With these additions, the total number of World Heritage sites in Africa now stands at 112. This expansion is part of a broader effort to make the World Heritage List more inclusive and to give greater visibility to underrepresented regions. The recent session also emphasized the importance of community-led conservation, aligning with UNESCO’s belief that safeguarding heritage must include those who live closest to it.
Kitale Film Week 2025
Held from February 2–9 in Trans-Nzoia County, Kitale Film Week returned for its third edition as a growing hub for African cinema. The festival featured a range of screenings from shorts, features, documentaries, and animation, highlighting diverse African stories and emerging talent.
The event also included industry panels, masterclasses, and a Film in Education program, which brought film screenings and workshops to students across Western Kenya.

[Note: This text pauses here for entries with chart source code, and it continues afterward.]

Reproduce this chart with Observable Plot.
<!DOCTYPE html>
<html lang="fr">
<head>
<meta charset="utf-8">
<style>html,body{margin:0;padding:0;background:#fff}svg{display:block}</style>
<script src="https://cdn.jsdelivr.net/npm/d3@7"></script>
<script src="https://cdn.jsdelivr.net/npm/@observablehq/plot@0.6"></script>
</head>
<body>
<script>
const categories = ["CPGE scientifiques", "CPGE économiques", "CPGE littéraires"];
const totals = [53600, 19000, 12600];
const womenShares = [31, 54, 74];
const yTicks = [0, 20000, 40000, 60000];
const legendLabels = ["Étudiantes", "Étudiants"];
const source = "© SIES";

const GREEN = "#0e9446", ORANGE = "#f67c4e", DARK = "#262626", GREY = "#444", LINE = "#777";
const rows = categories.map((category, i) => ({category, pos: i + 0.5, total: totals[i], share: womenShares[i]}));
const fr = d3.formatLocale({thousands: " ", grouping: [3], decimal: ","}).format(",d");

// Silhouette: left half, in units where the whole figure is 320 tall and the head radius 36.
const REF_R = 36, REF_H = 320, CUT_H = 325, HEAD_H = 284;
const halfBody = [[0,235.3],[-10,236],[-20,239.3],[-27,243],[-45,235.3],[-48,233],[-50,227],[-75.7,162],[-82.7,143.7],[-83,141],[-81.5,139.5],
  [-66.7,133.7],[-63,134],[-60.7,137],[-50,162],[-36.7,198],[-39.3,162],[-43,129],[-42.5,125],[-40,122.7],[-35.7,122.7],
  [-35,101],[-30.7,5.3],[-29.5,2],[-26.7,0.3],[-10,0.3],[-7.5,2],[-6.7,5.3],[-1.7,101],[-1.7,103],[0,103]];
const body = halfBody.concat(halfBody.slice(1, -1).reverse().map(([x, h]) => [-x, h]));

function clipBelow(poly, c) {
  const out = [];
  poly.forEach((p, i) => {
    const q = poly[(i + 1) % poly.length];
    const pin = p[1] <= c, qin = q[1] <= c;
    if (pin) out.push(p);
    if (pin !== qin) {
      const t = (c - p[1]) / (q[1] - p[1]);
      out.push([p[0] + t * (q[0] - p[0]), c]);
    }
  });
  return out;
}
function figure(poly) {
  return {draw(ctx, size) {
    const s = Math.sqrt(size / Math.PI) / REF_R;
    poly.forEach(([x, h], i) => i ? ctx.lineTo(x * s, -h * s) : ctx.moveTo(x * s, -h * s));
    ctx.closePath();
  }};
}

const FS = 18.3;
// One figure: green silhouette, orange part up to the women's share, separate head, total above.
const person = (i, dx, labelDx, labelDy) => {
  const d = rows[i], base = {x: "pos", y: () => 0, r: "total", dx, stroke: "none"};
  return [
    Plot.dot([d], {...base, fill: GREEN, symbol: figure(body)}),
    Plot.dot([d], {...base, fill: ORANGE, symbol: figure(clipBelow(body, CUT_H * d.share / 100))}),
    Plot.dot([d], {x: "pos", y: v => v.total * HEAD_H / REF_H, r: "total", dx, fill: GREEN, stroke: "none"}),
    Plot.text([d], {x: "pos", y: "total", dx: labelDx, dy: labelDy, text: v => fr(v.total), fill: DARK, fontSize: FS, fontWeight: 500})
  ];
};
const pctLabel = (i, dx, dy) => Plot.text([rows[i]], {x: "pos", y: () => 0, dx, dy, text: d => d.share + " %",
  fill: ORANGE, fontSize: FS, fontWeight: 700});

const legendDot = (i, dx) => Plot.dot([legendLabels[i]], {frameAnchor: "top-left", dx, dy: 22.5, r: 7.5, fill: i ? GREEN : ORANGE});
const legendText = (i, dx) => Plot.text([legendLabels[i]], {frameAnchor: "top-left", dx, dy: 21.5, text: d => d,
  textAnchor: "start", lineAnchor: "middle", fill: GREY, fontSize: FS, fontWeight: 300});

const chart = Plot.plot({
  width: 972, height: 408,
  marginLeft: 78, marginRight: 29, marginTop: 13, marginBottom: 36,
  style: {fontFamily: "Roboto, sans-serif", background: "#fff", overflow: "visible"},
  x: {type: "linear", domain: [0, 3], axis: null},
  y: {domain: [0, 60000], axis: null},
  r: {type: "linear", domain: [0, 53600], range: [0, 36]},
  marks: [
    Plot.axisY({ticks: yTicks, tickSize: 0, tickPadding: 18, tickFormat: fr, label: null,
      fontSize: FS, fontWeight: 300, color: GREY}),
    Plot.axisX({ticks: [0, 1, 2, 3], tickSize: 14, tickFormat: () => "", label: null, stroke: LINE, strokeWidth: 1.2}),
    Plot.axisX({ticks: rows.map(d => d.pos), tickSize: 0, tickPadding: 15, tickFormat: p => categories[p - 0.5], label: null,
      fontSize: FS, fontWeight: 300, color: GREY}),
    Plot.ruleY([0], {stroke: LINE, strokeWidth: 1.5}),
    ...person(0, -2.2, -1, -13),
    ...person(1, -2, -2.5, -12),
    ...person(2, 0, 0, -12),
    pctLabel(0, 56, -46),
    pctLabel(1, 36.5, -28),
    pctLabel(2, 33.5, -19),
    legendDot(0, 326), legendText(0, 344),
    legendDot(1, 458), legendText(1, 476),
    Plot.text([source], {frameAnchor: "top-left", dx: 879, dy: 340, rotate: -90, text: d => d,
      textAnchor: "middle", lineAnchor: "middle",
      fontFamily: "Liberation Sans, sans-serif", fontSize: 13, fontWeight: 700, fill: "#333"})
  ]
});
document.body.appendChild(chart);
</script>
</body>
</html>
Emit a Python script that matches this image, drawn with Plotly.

These efforts aim to grow regional film literacy and support local creative careers.
Festival director Timothy Owase called the week “a unique space for amplifying diverse voices,” especially in a town without commercial cinemas. Kitale Film Week continues to position itself as a key player in decentralizing Kenya’s film culture and industry.
From Fragility to Resilience
Curated by Somali‑Italian architect Omar Degan of DO Architecture Group, in partnership with the Architectural Association of Kenya, the Biennale aims to reclaim Africa’s architectural narrative. Degan describes it as an effort to reposition African cities, cultural memory, and design agency at the center of global discourse. Rather than replicate Western models, the Biennale reflects African realities shaped by climate, urbanization, and rapid economic transformation.

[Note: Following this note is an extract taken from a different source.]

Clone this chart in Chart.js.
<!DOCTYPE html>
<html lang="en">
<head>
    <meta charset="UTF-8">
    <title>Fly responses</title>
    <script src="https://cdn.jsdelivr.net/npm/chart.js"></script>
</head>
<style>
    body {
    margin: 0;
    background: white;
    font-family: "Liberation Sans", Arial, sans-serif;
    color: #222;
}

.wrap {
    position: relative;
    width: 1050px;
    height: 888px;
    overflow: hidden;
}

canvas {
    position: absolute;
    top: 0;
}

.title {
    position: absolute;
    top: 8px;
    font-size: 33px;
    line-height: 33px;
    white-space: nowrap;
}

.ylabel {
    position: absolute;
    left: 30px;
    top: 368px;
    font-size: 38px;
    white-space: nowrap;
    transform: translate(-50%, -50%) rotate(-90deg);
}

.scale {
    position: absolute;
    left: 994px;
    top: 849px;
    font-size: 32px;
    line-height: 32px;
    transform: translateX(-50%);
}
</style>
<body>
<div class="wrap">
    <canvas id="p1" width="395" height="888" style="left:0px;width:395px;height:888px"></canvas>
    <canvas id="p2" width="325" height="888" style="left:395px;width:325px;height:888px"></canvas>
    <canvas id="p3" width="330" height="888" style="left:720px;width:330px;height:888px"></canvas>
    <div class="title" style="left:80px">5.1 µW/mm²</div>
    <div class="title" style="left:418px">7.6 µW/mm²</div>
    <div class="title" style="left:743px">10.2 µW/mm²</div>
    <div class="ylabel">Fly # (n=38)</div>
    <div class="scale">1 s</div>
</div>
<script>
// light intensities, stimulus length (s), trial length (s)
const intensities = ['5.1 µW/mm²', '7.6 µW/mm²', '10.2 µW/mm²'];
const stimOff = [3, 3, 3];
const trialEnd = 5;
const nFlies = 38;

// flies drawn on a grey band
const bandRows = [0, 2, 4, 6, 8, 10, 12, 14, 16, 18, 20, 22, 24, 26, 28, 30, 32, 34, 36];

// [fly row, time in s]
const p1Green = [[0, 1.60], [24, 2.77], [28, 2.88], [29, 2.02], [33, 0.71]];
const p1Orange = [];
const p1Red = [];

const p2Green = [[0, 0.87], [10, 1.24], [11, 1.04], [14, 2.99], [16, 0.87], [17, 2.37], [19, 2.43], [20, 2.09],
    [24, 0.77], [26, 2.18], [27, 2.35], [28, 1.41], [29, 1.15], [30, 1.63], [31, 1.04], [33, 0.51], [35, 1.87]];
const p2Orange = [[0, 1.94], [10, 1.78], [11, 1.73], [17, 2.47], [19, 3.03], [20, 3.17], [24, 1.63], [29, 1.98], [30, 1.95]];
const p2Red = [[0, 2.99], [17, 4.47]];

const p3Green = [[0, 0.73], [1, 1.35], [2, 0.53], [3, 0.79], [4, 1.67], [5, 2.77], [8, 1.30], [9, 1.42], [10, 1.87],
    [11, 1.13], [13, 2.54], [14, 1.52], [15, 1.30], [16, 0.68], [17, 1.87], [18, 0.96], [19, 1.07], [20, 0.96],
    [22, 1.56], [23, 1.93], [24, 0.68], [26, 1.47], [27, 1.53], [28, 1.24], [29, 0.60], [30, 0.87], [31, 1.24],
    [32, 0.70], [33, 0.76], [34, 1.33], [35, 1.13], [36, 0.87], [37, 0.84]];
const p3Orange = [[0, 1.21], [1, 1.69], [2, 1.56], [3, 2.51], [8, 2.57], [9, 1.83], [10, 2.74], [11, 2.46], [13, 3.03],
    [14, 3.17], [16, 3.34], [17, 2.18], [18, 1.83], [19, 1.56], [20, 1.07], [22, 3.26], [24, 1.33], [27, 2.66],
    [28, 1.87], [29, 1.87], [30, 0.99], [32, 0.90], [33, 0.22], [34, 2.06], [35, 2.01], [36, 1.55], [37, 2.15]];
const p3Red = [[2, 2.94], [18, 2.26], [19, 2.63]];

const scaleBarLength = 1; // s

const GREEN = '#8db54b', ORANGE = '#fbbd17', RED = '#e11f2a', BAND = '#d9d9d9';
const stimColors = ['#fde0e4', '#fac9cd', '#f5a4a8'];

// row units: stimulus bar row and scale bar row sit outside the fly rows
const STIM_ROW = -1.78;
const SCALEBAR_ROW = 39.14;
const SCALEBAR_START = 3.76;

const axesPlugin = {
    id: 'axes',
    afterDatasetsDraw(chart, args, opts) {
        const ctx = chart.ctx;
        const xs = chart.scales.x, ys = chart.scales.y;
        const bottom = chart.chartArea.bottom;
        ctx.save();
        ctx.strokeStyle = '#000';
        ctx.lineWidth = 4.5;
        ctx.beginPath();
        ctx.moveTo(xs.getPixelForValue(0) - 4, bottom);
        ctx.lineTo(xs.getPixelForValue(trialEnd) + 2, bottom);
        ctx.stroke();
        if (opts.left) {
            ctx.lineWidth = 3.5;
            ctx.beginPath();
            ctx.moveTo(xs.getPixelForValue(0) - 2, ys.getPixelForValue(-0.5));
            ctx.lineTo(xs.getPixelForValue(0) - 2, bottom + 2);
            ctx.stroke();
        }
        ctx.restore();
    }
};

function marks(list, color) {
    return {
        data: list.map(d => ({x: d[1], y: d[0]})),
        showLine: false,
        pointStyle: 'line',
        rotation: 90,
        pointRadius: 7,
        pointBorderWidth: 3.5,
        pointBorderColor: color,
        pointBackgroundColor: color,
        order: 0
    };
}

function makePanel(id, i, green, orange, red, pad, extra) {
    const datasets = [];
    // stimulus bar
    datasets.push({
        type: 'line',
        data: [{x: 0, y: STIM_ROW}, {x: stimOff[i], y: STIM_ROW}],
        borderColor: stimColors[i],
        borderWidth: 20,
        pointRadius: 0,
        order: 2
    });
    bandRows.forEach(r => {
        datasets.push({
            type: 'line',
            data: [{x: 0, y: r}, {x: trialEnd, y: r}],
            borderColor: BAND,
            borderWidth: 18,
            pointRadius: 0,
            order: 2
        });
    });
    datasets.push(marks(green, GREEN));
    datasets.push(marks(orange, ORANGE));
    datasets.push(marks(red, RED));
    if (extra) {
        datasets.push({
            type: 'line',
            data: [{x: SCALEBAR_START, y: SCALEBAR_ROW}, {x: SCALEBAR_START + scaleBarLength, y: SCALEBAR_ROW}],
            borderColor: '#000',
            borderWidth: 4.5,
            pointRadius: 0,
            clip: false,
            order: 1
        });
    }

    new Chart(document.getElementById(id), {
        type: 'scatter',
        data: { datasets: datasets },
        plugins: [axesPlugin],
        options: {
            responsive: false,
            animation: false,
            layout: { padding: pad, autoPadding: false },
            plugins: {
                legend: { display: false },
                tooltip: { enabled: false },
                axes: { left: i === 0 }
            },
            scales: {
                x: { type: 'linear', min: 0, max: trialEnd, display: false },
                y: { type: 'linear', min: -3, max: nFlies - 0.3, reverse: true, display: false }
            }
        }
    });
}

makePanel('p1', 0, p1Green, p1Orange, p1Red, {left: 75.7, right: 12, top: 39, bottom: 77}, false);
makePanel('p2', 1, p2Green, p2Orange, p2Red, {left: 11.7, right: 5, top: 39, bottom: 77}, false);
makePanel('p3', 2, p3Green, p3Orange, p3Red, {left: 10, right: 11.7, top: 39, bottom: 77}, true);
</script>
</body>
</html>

The event will showcase architectural responses spanning all 54 African nations, the diaspora, and even Western contributors. Its program includes exhibitions, city installations, public dialogues, and research forums—immersive experiences grounded in both memory and innovation. By reframing fragility as generative, the curators seek to demonstrate that architecture can heal, innovate, and reflect resilience.
Degan emphasizes the importance of countering colonial architectural legacies, rewriting how space is imagined and built in African context. The Biennale positions Nairobi—and the continent as a whole—as a dynamic locus of experimentation, sustainability, and cultural invention.
Zambian Portraitist Alick Phiri Honored in Lusaka
In Lusaka, the Everyday Lusaka Gallery in collaboration with artist and curator Sana Ginwalla is shining new light on the pioneering work of Zambian photographer Alick Phiri. The exhibition, titled I’ll Be Your Mirror, revisits Phiri’s evocative black-and-white portraiture from the 1970s and 80s, much of it created in his famed Kwacha Photo Studio. Known for portraying ordinary Zambians with striking dignity and depth, Phiri’s work captures the mood and texture of post-independence Zambia with rare sensitivity.
Alongside the exhibition, the gallery is also showcasing the photobook Lusaka Street, which further expands on themes of self-representation and urban life. Together, the retrospective and publication reclaim Phiri’s role not just as a documentarian, but as a visual historian who helped shape how Zambians saw themselves in a newly independent nation. The show offers a powerful correction to historical visual biases and affirms Phiri’s importance in the canon of African photography.